In 1967, Kim became a founding member of the opposition New Democratic Party, and was elected to represent Mapo District in the National Assembly in the elections that year. In 1969 he was one of the founders of the Pan-Citizens' Committee to Fight Against the Three-Term Constitutional Reform, created in opposition to the constitutional referendum that year which allowed Park to run for a third term as president. He played a larger role in the May 1971 legislative elections, running as an at-large representative and also becoming the acting head of the New Democratic Party following the resignation of Yu Chin-san two weeks before the election. He won his election, and also became the official chairman of the New Democratic Party in July following its all-party convention.

Throughout 1972, the New Democratic Party was riven by conflicts between Kim's faction, supported by party heavyweights Kim Dae-jung and Yang Il-dong, and the opposing pro-Yu Chin-san faction led by Chyung Yil-hyung. Matters came to a head at the party convention in September, held in the absence of Kim's faction, which resulted in the return of Yu Chin-san as party chairman. Kim's faction issued a statement denouncing the results and declaring the convention illegal, but the National Election Commission refused Kim's application for an injunction against the Yu Chin-san faction. The following month, Park Chung Hee carried out his October Restoration self-coup and dissolved the National Assembly, and then just a month before the February 1973 elections, Kim's faction broke off from the New Democratic Party and established the Democratic Unification Party. However, the Democratic Unification Party performed poorly, and only two of its candidates were elected, Kim not among them. Following the election, Democratic Unification Party leaders expressed regret for participating, and Kim pledged to dedicate the remainder of his life to fighting for the return of democracy. Later that year, he was one of thirty opposition politicians to sign a petition calling for constitutional reform and free elections, and in 1974 he became one of the founding members of the Citizens' Conference for the Restoration of Democracy.

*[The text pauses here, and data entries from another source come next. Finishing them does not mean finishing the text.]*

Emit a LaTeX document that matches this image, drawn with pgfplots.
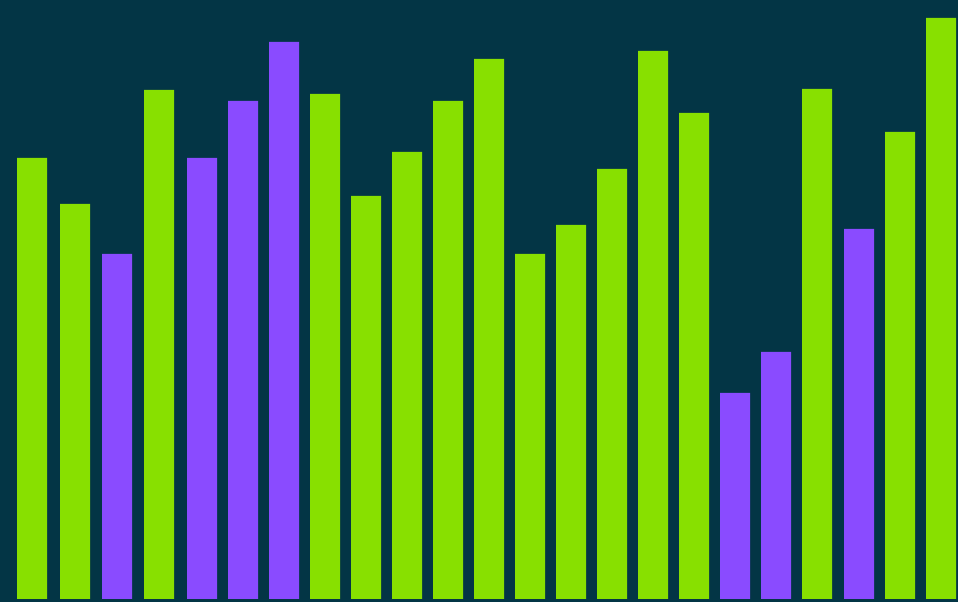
\documentclass[border=0pt]{standalone}
\usepackage{pgfplots}
\pgfplotsset{compat=1.18}
\definecolor{bg}{HTML}{033545}
\definecolor{gr}{HTML}{88E000}
\definecolor{pu}{HTML}{8A4BFF}
\begin{document}
\begin{tikzpicture}
\begin{axis}[
  scale only axis, width=958bp, height=602bp,
  xmin=0, xmax=958, ymin=-3, ymax=599,
  axis lines=none, ticks=none,
  axis background/.style={fill=bg},
  ybar, bar width=30, bar shift=0pt,
  clip=true,
]
\addplot[fill=gr, draw=none] coordinates {
(32,441) (75,395) (159,509) (325,505) (366,403) (407,447) (448,498) (489,540) (530,345) (571,374) (612,430) (653,548) (694,486) (817,510) (900,467) (941,581)
};
\addplot[fill=pu, draw=none] coordinates {
(117,345) (202,441) (243,498) (284,557) (735,206) (776,247) (859,370)
};
\end{axis}
\end{tikzpicture}
\end{document}
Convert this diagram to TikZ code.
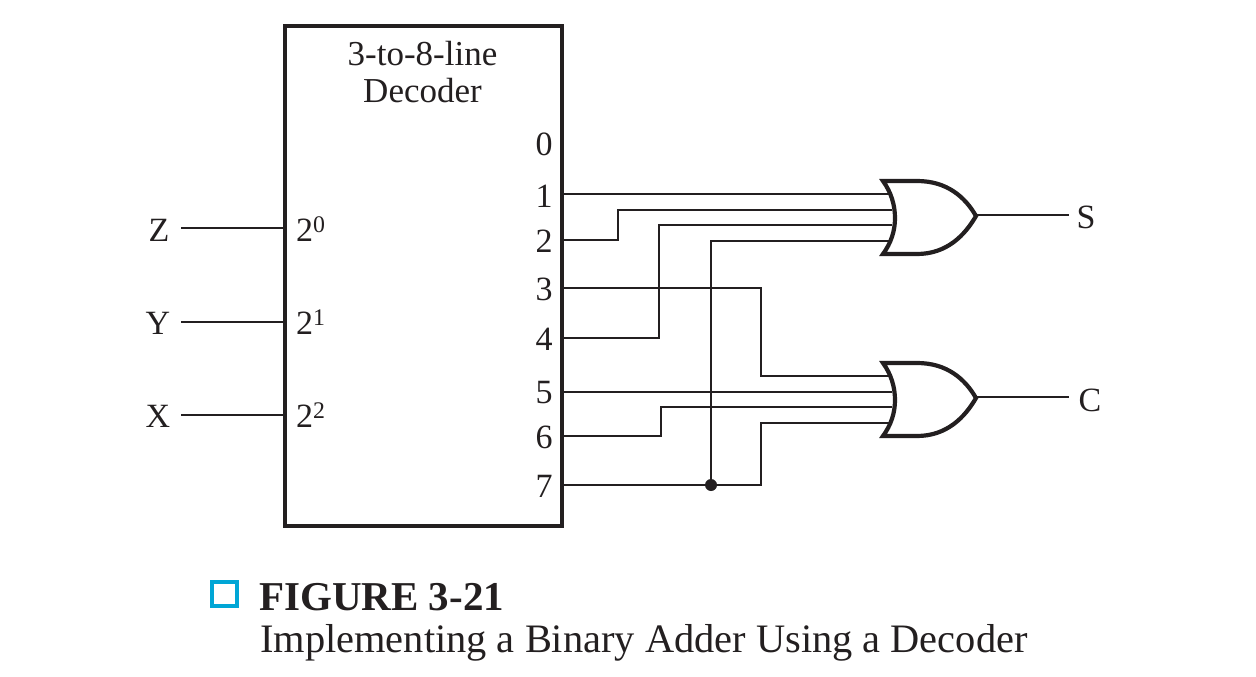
\documentclass[tikz,border=0pt]{standalone}
\usepackage{fontspec}
\setmainfont{Liberation Serif}
\definecolor{ink}{RGB}{35,31,32}
\definecolor{figblue}{RGB}{0,166,214}
\newcommand{\orshape}[2]{% x of left corners, y of top
  \draw[orgate] (#1,#2) .. controls (#1+8,#2+11) and (#1+12,#2+24) .. (#1+12,#2+37)
    .. controls (#1+12,#2+50) and (#1+8,#2+62) .. (#1,#2+73)
    -- (#1+34,#2+73) .. controls (#1+64,#2+73) and (#1+82,#2+54) .. (#1+93,#2+35)
    .. controls (#1+82,#2+16) and (#1+64,#2) .. (#1+34,#2) -- cycle;
}
\tikzset{
  wire/.style={draw=ink,line width=1.7pt,line join=miter},
  orgate/.style={draw=ink,line width=4.2pt,line join=miter,fill=white},
  decoderbox/.style={draw=ink,line width=3.4pt,fill=white,inner sep=0pt,outer sep=0pt,anchor=north west,minimum width=277pt,minimum height=500pt},
  lab/.style={font=\fontsize{35}{37}\selectfont,text=ink,inner sep=0pt},
  port/.style={font=\fontsize{34}{38}\selectfont,text=ink,inner sep=0pt},
  junction/.style={circle,fill=ink,inner sep=0pt,minimum size=12pt}
}
\begin{document}
\begin{tikzpicture}[x=1pt,y=-1pt]
\useasboundingbox (0,0) rectangle (1256,677);
\fill[white] (0,0) rectangle (1256,677);
\node[decoderbox] (dec) at (285,26) {};
\node[lab,align=center] (title) at (422.5,72) {\fontsize{35}{37}\selectfont 3-to-8-line\\Decoder};

% inputs
\node[port] (Z) at (159,230) {Z};
\node[port] (Y) at (158,323) {Y};
\node[port] (X) at (158,416) {X};
\coordinate (zs) at (181,228); \coordinate (ys) at (181,322); \coordinate (xs) at (181,415);
\coordinate (ze) at (285,228); \coordinate (ye) at (285,322); \coordinate (xe) at (285,415);
\draw[wire] (zs) -- (ze);
\draw[wire] (ys) -- (ye);
\draw[wire] (xs) -- (xe);
\node[port,anchor=west] (p0) at (296,229) {2\textsuperscript{0}};
\node[port,anchor=west] (p1) at (296,322) {2\textsuperscript{1}};
\node[port,anchor=west] (p2) at (296,415) {2\textsuperscript{2}};

% outputs
\node[port] (o0) at (544,144) {0};
\node[port] (o1) at (544,196) {1};
\node[port] (o2) at (544,241) {2};
\node[port] (o3) at (544,289) {3};
\node[port] (o4) at (544,339) {4};
\node[port] (o5) at (544,393) {5};
\node[port] (o6) at (544,437) {6};
\node[port] (o7) at (544,486) {7};

\coordinate (w1) at (563,194); \coordinate (w2) at (563,240); \coordinate (w3) at (563,288);
\coordinate (w4) at (563,338); \coordinate (w5) at (563,392); \coordinate (w6) at (563,436);
\coordinate (w7) at (563,485);
\coordinate (sa) at (892,194); \coordinate (sb) at (892,210); \coordinate (sc) at (892,225); \coordinate (sd) at (892,241);
\coordinate (ca) at (892,376); \coordinate (cb) at (892,392); \coordinate (cc) at (892,407); \coordinate (cd) at (892,423);

\draw[wire] (w1) -- (sa);
\draw[wire] (w2) -| (618,225) |- (sb);
\draw[wire] (w4) -- (659,338) |- (sc);
\draw[wire] (w7) -- (761,485) |- (cd);
\draw[wire] (w3) -- (761,288) |- (ca);
\draw[wire] (w5) -- (cb);
\draw[wire] (w6) -- (661,436) |- (cc);
\node[junction] (jn) at (711,485) {};
\draw[wire] (jn) |- (sd);

% gates
\orshape{883}{181}
\orshape{883}{363}
\coordinate (gs) at (976,215); \coordinate (gc) at (976,397);
\node[port] (S) at (1086,217) {S};
\node[port] (C) at (1090,400) {C};
\draw[wire] (gs) -- (1069,215);
\draw[wire] (gc) -- (1069,397);

% caption
\draw[figblue,line width=4.2pt] (212,582) rectangle (237,606);
\node[anchor=base west,inner sep=0pt,text=ink,font=\fontsize{41}{44}\selectfont\bfseries] (fig) at (259,610) {FIGURE 3-21};
\node[anchor=base west,inner sep=0pt,text=ink,font=\fontsize{40.4}{44}\selectfont] (cap) at (260,652) {Implementing a Binary Adder Using a Decoder};
\end{tikzpicture}
\end{document}
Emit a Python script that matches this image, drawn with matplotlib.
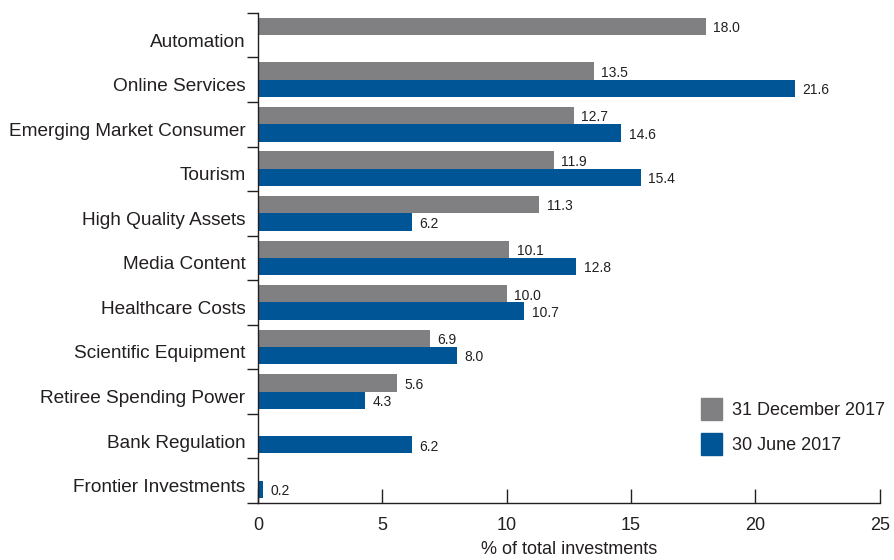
import numpy as np
import matplotlib.pyplot as plt
import matplotlib.transforms as mtransforms
from matplotlib.patches import Patch

plt.rcParams["font.family"] = ["Liberation Sans", "DejaVu Sans"]

categories = [
    "Automation", "Online Services", "Emerging Market Consumer", "Tourism",
    "High Quality Assets", "Media Content", "Healthcare Costs",
    "Scientific Equipment", "Retiree Spending Power", "Bank Regulation",
    "Frontier Investments",
]
dec_2017 = [18.0, 13.5, 12.7, 11.9, 11.3, 10.1, 10.0, 6.9, 5.6, None, None]
jun_2017 = [None, 21.6, 14.6, 15.4, 6.2, 12.8, 10.7, 8.0, 4.3, 6.2, 0.2]

GREY = "#808083"
BLUE = "#005596"
TEXT = "#231f20"

fig = plt.figure(figsize=(8.94, 5.6), dpi=100)
ax = fig.add_axes([0.2886, 0.102, 0.6955, 0.875])

n = len(categories)
y = np.arange(n)
h = 0.39

for i, (d, j) in enumerate(zip(dec_2017, jun_2017)):
    if d is not None:
        ax.barh(i - h / 2, d, height=h, color=GREY)
        ax.text(d + 0.3, i - h / 2 + 0.04, f"{d:.1f}", va="center",
                fontsize=10, color=TEXT)
    if j is not None:
        ax.barh(i + h / 2, j, height=h, color=BLUE)
        ax.text(j + 0.3, i + h / 2 + 0.04, f"{j:.1f}", va="center",
                fontsize=10, color=TEXT)

ax.set_ylim(n - 0.5, -0.5)
ax.set_xlim(0, 25)

ax.set_yticks(y)
ax.set_yticklabels(categories, fontsize=13.7, color=TEXT)
ax.set_yticks(np.arange(n + 1) - 0.5, minor=True)
ax.tick_params(axis="y", which="major", length=0, pad=9)
ax.tick_params(axis="y", which="minor", length=8, width=1.0, color=TEXT)
# nudge the category names a little below the group centre
shift = mtransforms.ScaledTranslation(0, -5 / 100, fig.dpi_scale_trans)
for lbl in ax.get_yticklabels():
    lbl.set_transform(lbl.get_transform() + shift)

ax.set_xticks(range(0, 26, 5))
ax.tick_params(axis="x", direction="in", length=10, width=1.0, color=TEXT,
               labelsize=13, labelcolor=TEXT, pad=10)
ax.set_xlabel("% of total investments", fontsize=13, color=TEXT, labelpad=5)

for side in ("top", "right"):
    ax.spines[side].set_visible(False)
for side in ("left", "bottom"):
    ax.spines[side].set_color(TEXT)
    ax.spines[side].set_linewidth(1.0)

handles = [Patch(color=GREY, label="31 December 2017"),
           Patch(color=BLUE, label="30 June 2017")]
ax.legend(handles=handles, loc="lower right", bbox_to_anchor=(1.035, 0.065),
          frameon=False, fontsize=13, handlelength=1.2, handleheight=1.5,
          labelspacing=0.7, handletextpad=0.55, labelcolor=TEXT)

fig.savefig("out.png", dpi=100)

== Retirement and death ==
In 1977 Kim was elected the sixth president of the Korea Liberation Association, an organisation for Korean independence activists and their families. He was re-elected as the seventh president in 1979.

Kim died at his home in Hyochang-dong, Yongsan District, Seoul on 8 August 1980. He was survived by his wife Min Gyeong-ran and three sons. Although a public funeral had been planned, in the end Kim's family decided to hold a private funeral at their home, followed by a procession to the Seoul National Cemetery where he was buried. Pastor Kyung-Chik Han of Young Nak Presbyterian Church, the church of which Kim had been a member, presided over the funeral. Roughly 1,500 people visited the family home to pay their respects, including Chun Doo-hwan, United States Forces Korea commander John A. Wickham Jr., and fellow independence activist Lee Kap-sung.